Will Dunnett, managing director of Hull Trains, said: “We’re delighted to be first, particularly for passenger satisfaction, but what we’re most proud of is the consistency that we are showing. This is the third successive annual survey where we top the league and it’s testimony to our unwavering focus on delivering the best for our people and our passengers.”

A spokesperson for Thameslink acknowledged that punctuality was particularly poor at the time of the survey, but said many of the delays were outside their control, such as lorries “hitting one particular low railway bridge in Tulse Hill no less than seven times”, leading to 125 cancellations and delaying trains “by over 3,500 minutes”.

“Increased passenger demand and essential improvement work at London Bridge has made any problems that do occur on the Brighton Main Line and Thameslink route up to four times more difficult to recover from, as there is simply less room for the huge number of trains we run every day,” the operator added.

Passengers on regional routes were considerably more satisfied (88%) than those in London and the south east (82%), while the figure for long-distance travellers stood at 87%.

Travellers in the capital and the south east also complained the most about their ticket prices, with satisfaction levels standing at 43% compared to 61% regionally.

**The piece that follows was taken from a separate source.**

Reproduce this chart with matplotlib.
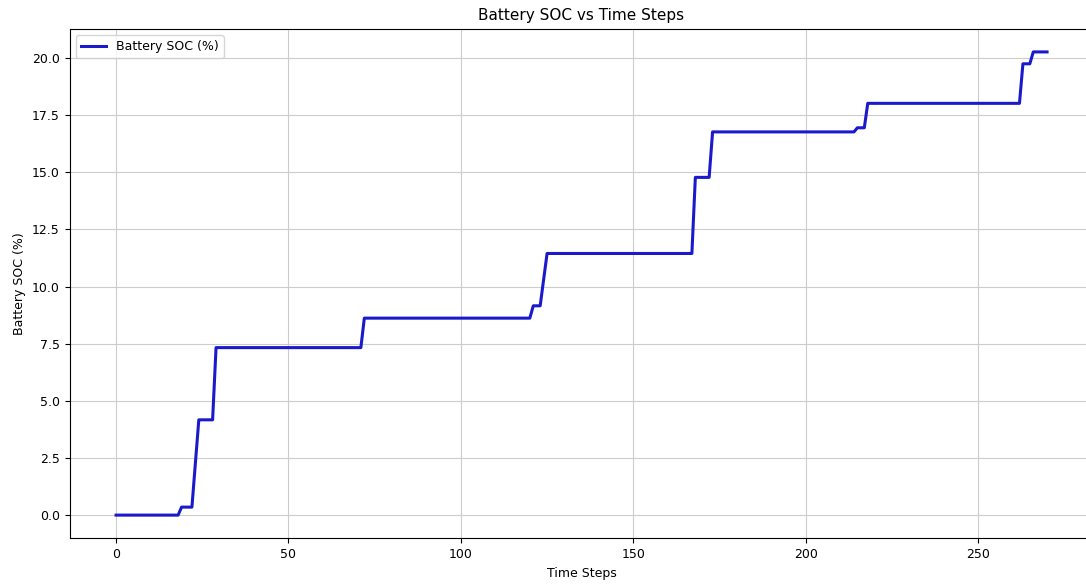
import matplotlib
matplotlib.use("Agg")
import matplotlib.pyplot as plt

# breakpoints of the state-of-charge curve (time step, SOC %)
time_steps = [0, 18, 19, 22, 24, 28, 29, 71, 72, 120, 121, 123, 125,
              167, 168, 172, 173, 214, 215, 217, 218, 262, 263, 265, 266, 270]
soc = [0.0, 0.0, 0.35, 0.35, 4.17, 4.17, 7.33, 7.33, 8.62, 8.62, 9.16, 9.16, 11.45,
       11.45, 14.78, 14.78, 16.77, 16.77, 16.95, 16.95, 18.02, 18.02, 19.75, 19.75,
       20.27, 20.27]

fig = plt.figure(figsize=(10.86, 5.87), dpi=100)
ax = fig.add_axes([0.064, 0.083, 0.943, 0.868])

ax.plot(time_steps, soc, color="#1a1acc", linewidth=2.2, label="Battery SOC (%)")
ax.set_title("Battery SOC vs Time Steps", fontsize=11)
ax.set_xlabel("Time Steps", fontsize=9)
ax.set_ylabel("Battery SOC (%)", fontsize=9)
ax.tick_params(labelsize=9)
ax.grid(True, color="#cccccc")
ax.legend(loc="upper left", fontsize=9)

fig.savefig("out.png", dpi=100)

For both Virgin’s West Coast and East Coast franchises, satisfaction ratings for value for money fell by five percentage points.

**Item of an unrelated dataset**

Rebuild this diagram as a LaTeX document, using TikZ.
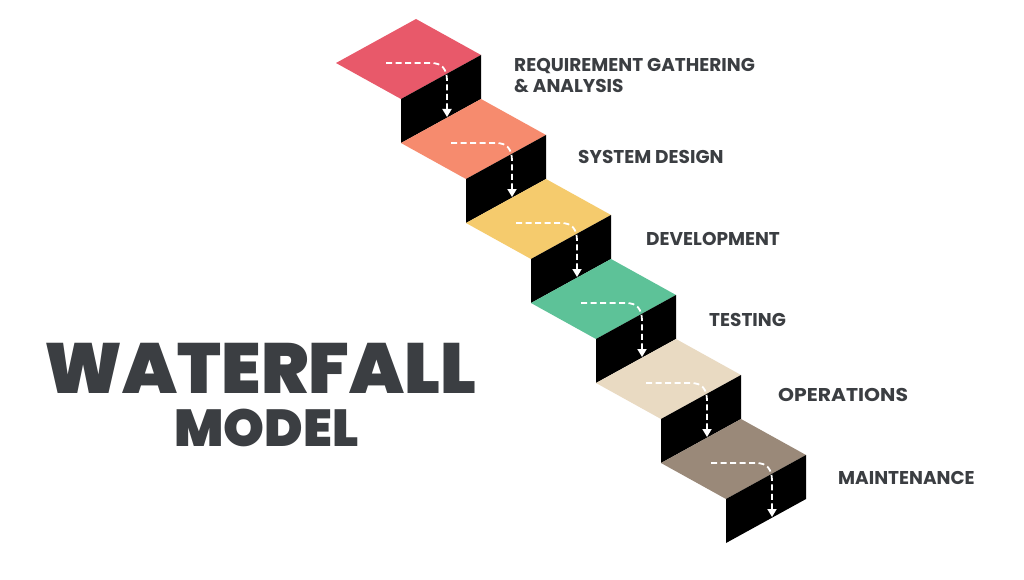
\documentclass[tikz,border=0pt]{standalone}
\usepackage{fontspec}
\setmainfont{Poppins}
\newfontfamily\heavyfont{Poppins Black}
\usetikzlibrary{arrows.meta,calc}
\definecolor{cA}{HTML}{E8596A}
\definecolor{cB}{HTML}{F68B6E}
\definecolor{cC}{HTML}{F5CB6D}
\definecolor{cD}{HTML}{5DC298}
\definecolor{cE}{HTML}{E9DAC2}
\definecolor{cF}{HTML}{9A8979}
\definecolor{ink}{HTML}{3B3E42}
\tikzset{
  riser/.style={fill=black},
  flow/.style={white, line width=1.8pt, dash pattern=on 6pt off 3.5pt, -{Triangle[width=9pt,length=8pt]}},
  lab/.style={anchor=base west, inner sep=0pt, text=ink, font=\fontsize{18.5}{21}\selectfont\bfseries},
  title/.style={anchor=base, inner sep=0pt, text=ink}
}
\begin{document}
\begin{tikzpicture}[x=1pt,y=-1pt]
\useasboundingbox[fill=white] (0,0) rectangle (1024,580);
\foreach \c [count=\i from 0] in {cA,cB,cC,cD,cE,cF}{
  \coordinate (L\i) at ({336+65*\i},{63+80*\i});
  \coordinate (T\i) at ($(L\i)+(80,-44)$);
  \coordinate (F\i) at ($(L\i)+(65,36)$);
  \coordinate (R\i) at ($(L\i)+(145,-8)$);
  \fill[\c] (L\i) -- (T\i) -- (R\i) -- (F\i) -- cycle;
  \fill[riser] (F\i) -- (R\i) -- ++(0,44) -- ($(F\i)+(0,44)$) -- cycle;
  \coordinate (s\i) at ($(L\i)+(50,0)$);
  \coordinate (k\i) at ($(L\i)+(95,0)$);
  \coordinate (e\i) at ($(L\i)+(111,54)$);
  \draw[flow] (s\i) -- (k\i) .. controls ($(k\i)+(11,0)$) and ($(L\i)+(111,6)$) .. ($(L\i)+(111,18)$) -- (e\i);
}
\node[lab] (l1a) at (514,72) {REQUIREMENT GATHERING};
\node[lab] (l1b) at (514,93) {\& ANALYSIS};
\node[lab] (l2) at (578,163.5) {SYSTEM DESIGN};
\node[lab] (l3) at (646,245.5) {DEVELOPMENT};
\node[lab] (l4) at (709,326.5) {TESTING};
\node[lab, xscale=1.1] (l5) at (778,401.5) {OPERATIONS};
\node[lab] (l6) at (838,484.5) {MAINTENANCE};
\node[title, font=\heavyfont\fontsize{71}{71}\selectfont] (t1) at (260.5,393) {WATERFALL};
\node[title, font=\heavyfont\fontsize{52}{52}\selectfont] (t2) at (266.5,446) {MODEL};
\end{tikzpicture}
\end{document}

But the steepest falls across most factors were experienced by Gatwick Express. Overall satisfaction with the operator fell by eight percentage points compared with autumn 2014, satisfaction with its punctuality and reliability (which has the biggest impact on overall satisfaction) dropped by a staggering 12% and happiness with service capacity decreased by 9%. This was based on a relatively small passenger sample, however.

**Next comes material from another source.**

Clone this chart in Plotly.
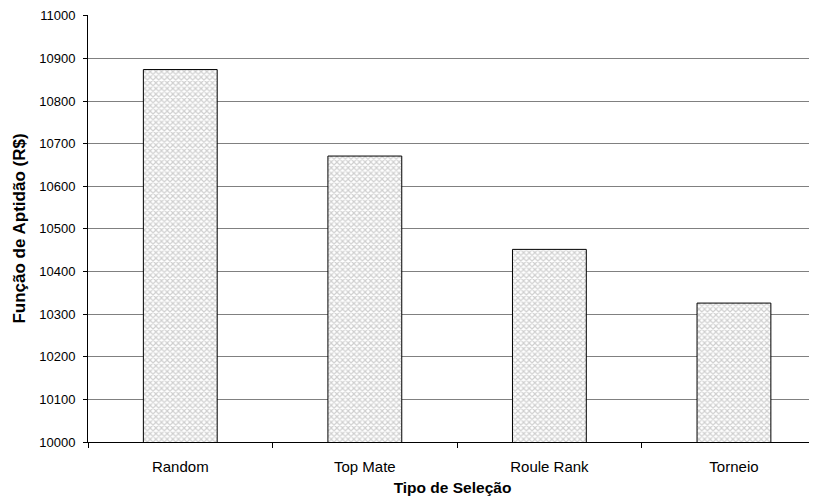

Gatwick Express’s operator, Govia Thameslink Railway (GTR), had already absorbed Southern and Great Northern at the time of the survey, having become the largest single UK franchise from July. The TOC’s four separate arms, which also include Thameslink and Great Northern, had some of the worst satisfaction figures overall, following on from similar findings in Network Rail’s and the ORR’s performance indicators.

Govia’s spokesperson said the operator will “redouble” its efforts with Network Rail to improve punctuality, “with Network Rail making track, signalling and other systems more dependable and GTR bringing in new, more reliable trains this spring and still more drivers”.

A Network Rail spokesman also told the Evening Standard that the organisation is “working very hard” on the reliability of its equipment.

“However, the very busy nature of the railway in Kent and south London in particular means that the impact of any problems is far greater than in the past and lasts longer,” he added.

Jacqueline Starr, managing director of customer experience at the Rail Delivery Group, also recognised that there is “more to do” to keep improving despite the higher national passenger satisfaction figure.

Transport Focus has published an interactive tool to make it easy to interrogate the NRPS data.

(Top image c. Gareth Fuller, PA Wire)


Huguenot   27/01/2016 at 20:27

Typical of GTR to blame bridge strikes and Network Rail for their abominable performance. And how they have the gall to say that they are brining in "still more drivers"! The fact is that in order to operate their published timetable, especially at weekends, GTR is dependent on voluntary rest-day working, and if they don't volunteer the trains don't run. What a way to run a railway.